Hit the Stage

Male dance major steps up to master his craft

Males and females in the dance major have different levels of competition, mainly because there are so few male dance majors to begin with. Although this is true for KSC, the program treats both genders the same.

KSC junior and dance major Bethany Peterson indicated that often times at contemporary schools, the male dancers are treated as a hot commodity, as there are so few of them. Many will have free rides to the school or even paid to be in certain performances. The females often pay full tuition and have more competition in the audition process.

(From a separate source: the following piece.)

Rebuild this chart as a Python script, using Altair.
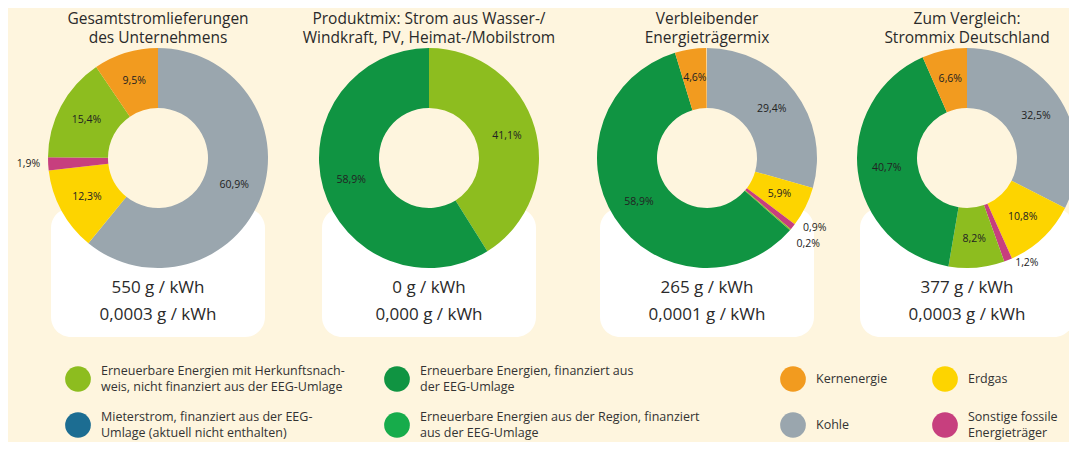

Alumnus of the KSC dance program, Alex Davis said KSC better prepared him for the career he wanted than contemporary schools could have. “ I chose to go to a liberal arts program to develop an entire skill set. When you are looking at a Bachelor of Fine Arts (BFA) from a contemporary school, you are looking only to be a professional dancer,” David said. “At KSC, we have the option to be what we want in the world of art. It fosters professional artists. But then it also creates beautiful dance educators,” David said.

KSC sophomore and dance major Zach Robinson said he has been passionate about dance since the age of three, and after his first-year, he remains satisfied with the choice to attend KSC. “There is a difference in the competition for men and women, mainly because I am the only male in the program. I know one graduated last year, but I wasn’t in any performances or classes with him so I never met him,” Robinson said.

Robinson also said that most other dance schools don’t offer the same dance education courses as Keene State does, which he factored in when choosing a school.1

KSC Dance Professor Marcia Murdock said, “Things are changing in the world, and there was a stigma for men in the dance world. However, the world is becoming more accepting of everyone. Our dance major is nationally recognized.”

Murdock said that because the dance program at KSC is a small liberal arts program, every student is given individual attention. Also, because KSC is a member of the American College Dance Association (ACDA), “one of the premier national and international dance associations,” KSC dance students get to see and connect with schools all over New England.

Davis said because KSC is a part of the ACDA, he had the opportunity to work in Boston through the association.

Peterson said, “There is definitely less competition within the males because there are less of them, but I feel as a female there are a lot of opportunities. The program does a great job at not discriminating based on sex and people’s class [freshman, sophomore, etc.].”

Peterson said that many contemporary schools do not give their students this kind of treatment and only pay attention to those who show “outstanding skill.”

Davis said the small size of the KSC dance program benefits the dancers because each artist is given equal attention from the teachers. “The environment allowed me to focus on what has now become my professional career.”

Peterson also said that for many schools in many art forms, teachers will often hold seniority as a major factor in assigning parts in various shows. The professors at KSC, however, choose parts for those who deserve it, regardless of that student’s current grade level.

Murdock said that in the upcoming choreography showcase on December 9,  senior dance majors will be joined by underclassmen.

Both Peterson and Robinson said they share the goal to complete a masters program. Both stated that because of the way the administration set up the dance program, they will be able to accomplish their goal within five years.

Peterson added that she thinks the arts as a whole on campus do not have as much support as they should from both the students and the administration. “The shows that the dance program sponsors should have more advertisement so that more students will attend,” Peterson said.